== Problem ==
The lines from the top of the material below through the line containing "const yTickLabels = ['0', '1', '10', '100', '1000'];" are to be printed exactly, with pictures omitted.

*** Data shown ***

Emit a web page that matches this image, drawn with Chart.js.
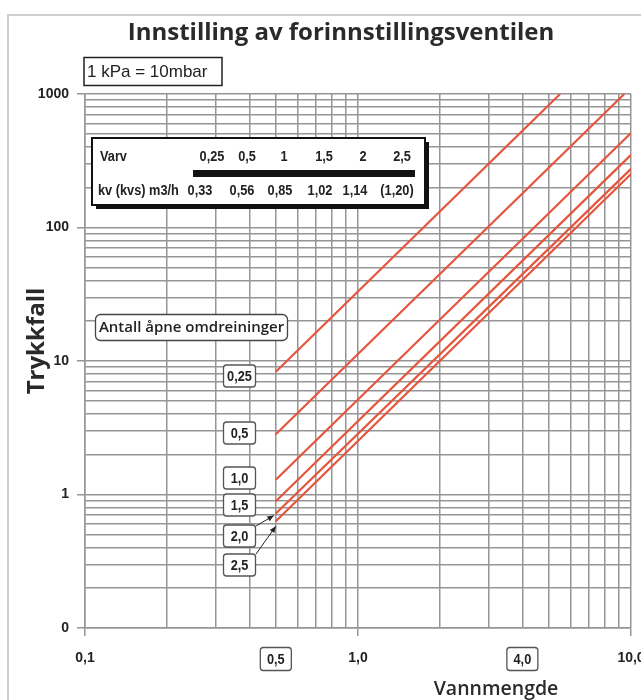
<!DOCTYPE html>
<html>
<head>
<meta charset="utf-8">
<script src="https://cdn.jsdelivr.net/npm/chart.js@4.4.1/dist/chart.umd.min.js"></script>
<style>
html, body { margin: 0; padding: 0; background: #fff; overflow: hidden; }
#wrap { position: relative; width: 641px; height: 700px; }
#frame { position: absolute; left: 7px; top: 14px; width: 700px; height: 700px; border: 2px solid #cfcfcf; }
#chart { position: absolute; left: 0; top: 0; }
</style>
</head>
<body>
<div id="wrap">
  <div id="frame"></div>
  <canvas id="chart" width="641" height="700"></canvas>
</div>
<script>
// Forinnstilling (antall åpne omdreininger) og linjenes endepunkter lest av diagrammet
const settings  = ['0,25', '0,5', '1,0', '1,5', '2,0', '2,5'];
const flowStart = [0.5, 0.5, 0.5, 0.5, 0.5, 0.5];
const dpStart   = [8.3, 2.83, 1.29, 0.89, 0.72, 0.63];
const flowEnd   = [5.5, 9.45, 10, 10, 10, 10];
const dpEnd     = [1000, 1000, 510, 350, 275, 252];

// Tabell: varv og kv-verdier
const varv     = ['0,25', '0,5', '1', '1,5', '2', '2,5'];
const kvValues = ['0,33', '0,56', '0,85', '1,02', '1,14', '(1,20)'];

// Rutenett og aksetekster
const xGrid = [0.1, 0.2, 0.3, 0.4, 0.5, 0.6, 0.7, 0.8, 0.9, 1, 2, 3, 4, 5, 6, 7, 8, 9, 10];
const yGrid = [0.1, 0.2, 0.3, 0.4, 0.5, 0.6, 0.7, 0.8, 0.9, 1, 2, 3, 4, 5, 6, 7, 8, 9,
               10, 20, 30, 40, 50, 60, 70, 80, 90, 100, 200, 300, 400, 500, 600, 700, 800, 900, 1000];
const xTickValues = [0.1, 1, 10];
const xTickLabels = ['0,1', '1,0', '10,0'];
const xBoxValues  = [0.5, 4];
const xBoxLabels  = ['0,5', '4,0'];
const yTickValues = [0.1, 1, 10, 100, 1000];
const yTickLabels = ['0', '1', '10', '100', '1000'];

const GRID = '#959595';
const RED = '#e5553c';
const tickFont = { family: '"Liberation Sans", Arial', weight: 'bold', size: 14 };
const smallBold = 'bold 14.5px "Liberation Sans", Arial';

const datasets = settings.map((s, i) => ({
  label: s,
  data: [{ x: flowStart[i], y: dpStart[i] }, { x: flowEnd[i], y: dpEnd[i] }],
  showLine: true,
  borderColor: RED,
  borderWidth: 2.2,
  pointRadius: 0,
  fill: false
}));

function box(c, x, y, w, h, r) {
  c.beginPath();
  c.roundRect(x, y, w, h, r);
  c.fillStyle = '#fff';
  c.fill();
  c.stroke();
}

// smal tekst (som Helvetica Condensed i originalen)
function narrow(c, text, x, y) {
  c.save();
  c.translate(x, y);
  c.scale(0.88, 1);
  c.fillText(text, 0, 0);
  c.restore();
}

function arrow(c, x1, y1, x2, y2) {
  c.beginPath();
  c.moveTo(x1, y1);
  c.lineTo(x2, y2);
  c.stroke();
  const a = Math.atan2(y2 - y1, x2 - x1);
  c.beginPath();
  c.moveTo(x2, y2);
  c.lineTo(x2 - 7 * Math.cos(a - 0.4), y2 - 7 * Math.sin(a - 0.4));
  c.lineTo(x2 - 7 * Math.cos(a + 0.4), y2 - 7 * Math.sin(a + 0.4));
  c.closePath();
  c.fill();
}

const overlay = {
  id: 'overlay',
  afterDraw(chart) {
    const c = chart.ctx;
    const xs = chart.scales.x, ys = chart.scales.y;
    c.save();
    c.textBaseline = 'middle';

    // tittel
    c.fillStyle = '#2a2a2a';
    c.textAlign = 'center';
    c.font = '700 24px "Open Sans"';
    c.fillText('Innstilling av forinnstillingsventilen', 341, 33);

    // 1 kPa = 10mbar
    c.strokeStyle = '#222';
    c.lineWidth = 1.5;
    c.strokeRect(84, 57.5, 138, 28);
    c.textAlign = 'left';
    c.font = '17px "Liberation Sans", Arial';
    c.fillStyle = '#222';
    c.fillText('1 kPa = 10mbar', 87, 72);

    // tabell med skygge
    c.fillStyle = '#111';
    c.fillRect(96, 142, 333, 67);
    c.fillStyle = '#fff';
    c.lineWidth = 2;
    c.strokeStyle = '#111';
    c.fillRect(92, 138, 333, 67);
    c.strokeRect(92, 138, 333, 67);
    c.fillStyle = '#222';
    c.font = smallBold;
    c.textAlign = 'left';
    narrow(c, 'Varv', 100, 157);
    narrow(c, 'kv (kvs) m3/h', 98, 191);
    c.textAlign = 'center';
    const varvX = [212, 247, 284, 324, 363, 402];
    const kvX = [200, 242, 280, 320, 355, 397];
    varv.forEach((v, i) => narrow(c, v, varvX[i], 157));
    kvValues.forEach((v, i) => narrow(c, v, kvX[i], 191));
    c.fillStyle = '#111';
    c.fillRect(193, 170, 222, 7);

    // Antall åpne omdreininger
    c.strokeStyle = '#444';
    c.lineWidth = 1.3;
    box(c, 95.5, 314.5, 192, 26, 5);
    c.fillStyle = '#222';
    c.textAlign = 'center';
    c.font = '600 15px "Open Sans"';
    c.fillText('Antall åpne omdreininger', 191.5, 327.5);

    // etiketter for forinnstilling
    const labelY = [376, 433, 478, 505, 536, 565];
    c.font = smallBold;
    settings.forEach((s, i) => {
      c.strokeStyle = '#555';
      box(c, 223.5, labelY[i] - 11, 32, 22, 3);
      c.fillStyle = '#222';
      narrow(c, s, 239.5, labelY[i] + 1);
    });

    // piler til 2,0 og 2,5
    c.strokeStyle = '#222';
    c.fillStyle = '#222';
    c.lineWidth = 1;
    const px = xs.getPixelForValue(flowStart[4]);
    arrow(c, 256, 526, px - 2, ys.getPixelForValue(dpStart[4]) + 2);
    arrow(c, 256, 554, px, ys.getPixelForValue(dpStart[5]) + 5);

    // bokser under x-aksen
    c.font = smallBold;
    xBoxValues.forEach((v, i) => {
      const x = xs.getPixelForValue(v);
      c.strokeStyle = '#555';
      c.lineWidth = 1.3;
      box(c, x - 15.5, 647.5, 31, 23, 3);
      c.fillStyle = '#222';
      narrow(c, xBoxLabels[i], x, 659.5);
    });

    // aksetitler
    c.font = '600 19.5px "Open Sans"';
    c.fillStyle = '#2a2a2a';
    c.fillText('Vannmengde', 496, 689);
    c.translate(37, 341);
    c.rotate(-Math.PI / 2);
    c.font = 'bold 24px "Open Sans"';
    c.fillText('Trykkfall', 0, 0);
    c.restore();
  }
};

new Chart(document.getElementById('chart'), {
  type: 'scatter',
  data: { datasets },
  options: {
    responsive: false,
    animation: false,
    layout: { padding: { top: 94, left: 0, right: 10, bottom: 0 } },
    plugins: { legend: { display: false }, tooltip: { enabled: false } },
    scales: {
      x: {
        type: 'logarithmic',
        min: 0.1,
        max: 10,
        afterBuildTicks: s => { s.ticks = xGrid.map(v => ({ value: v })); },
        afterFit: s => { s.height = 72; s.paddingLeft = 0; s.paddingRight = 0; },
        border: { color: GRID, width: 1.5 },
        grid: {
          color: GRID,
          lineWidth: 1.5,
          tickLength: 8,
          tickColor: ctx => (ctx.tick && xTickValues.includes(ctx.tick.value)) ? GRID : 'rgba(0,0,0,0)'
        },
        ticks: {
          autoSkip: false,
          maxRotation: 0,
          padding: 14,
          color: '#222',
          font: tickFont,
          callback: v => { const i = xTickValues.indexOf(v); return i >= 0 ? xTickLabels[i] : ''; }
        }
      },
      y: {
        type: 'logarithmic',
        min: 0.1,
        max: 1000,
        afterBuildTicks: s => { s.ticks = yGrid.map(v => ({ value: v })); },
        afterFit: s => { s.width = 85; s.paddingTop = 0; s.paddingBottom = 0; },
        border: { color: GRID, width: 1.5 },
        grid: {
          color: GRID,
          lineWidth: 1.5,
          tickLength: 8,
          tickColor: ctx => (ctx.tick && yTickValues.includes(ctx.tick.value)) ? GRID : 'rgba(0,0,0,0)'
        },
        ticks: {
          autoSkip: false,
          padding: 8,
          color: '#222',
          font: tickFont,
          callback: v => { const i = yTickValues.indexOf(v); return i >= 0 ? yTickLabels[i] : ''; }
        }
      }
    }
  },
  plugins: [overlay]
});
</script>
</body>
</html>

***

== Result of the task ==
Emit a web page that matches this image, drawn with Chart.js.
<!DOCTYPE html>
<html>
<head>
<meta charset="utf-8">
<script src="https://cdn.jsdelivr.net/npm/chart.js@4.4.1/dist/chart.umd.min.js"></script>
<style>
html, body { margin: 0; padding: 0; background: #fff; overflow: hidden; }
#wrap { position: relative; width: 641px; height: 700px; }
#frame { position: absolute; left: 7px; top: 14px; width: 700px; height: 700px; border: 2px solid #cfcfcf; }
#chart { position: absolute; left: 0; top: 0; }
</style>
</head>
<body>
<div id="wrap">
  <div id="frame"></div>
  <canvas id="chart" width="641" height="700"></canvas>
</div>
<script>
// Forinnstilling (antall åpne omdreininger) og linjenes endepunkter lest av diagrammet
const settings  = ['0,25', '0,5', '1,0', '1,5', '2,0', '2,5'];
const flowStart = [0.5, 0.5, 0.5, 0.5, 0.5, 0.5];
const dpStart   = [8.3, 2.83, 1.29, 0.89, 0.72, 0.63];
const flowEnd   = [5.5, 9.45, 10, 10, 10, 10];
const dpEnd     = [1000, 1000, 510, 350, 275, 252];

// Tabell: varv og kv-verdier
const varv     = ['0,25', '0,5', '1', '1,5', '2', '2,5'];
const kvValues = ['0,33', '0,56', '0,85', '1,02', '1,14', '(1,20)'];

// Rutenett og aksetekster
const xGrid = [0.1, 0.2, 0.3, 0.4, 0.5, 0.6, 0.7, 0.8, 0.9, 1, 2, 3, 4, 5, 6, 7, 8, 9, 10];
const yGrid = [0.1, 0.2, 0.3, 0.4, 0.5, 0.6, 0.7, 0.8, 0.9, 1, 2, 3, 4, 5, 6, 7, 8, 9,
               10, 20, 30, 40, 50, 60, 70, 80, 90, 100, 200, 300, 400, 500, 600, 700, 800, 900, 1000];
const xTickValues = [0.1, 1, 10];
const xTickLabels = ['0,1', '1,0', '10,0'];
const xBoxValues  = [0.5, 4];
const xBoxLabels  = ['0,5', '4,0'];
const yTickValues = [0.1, 1, 10, 100, 1000];
const yTickLabels = ['0', '1', '10', '100', '1000'];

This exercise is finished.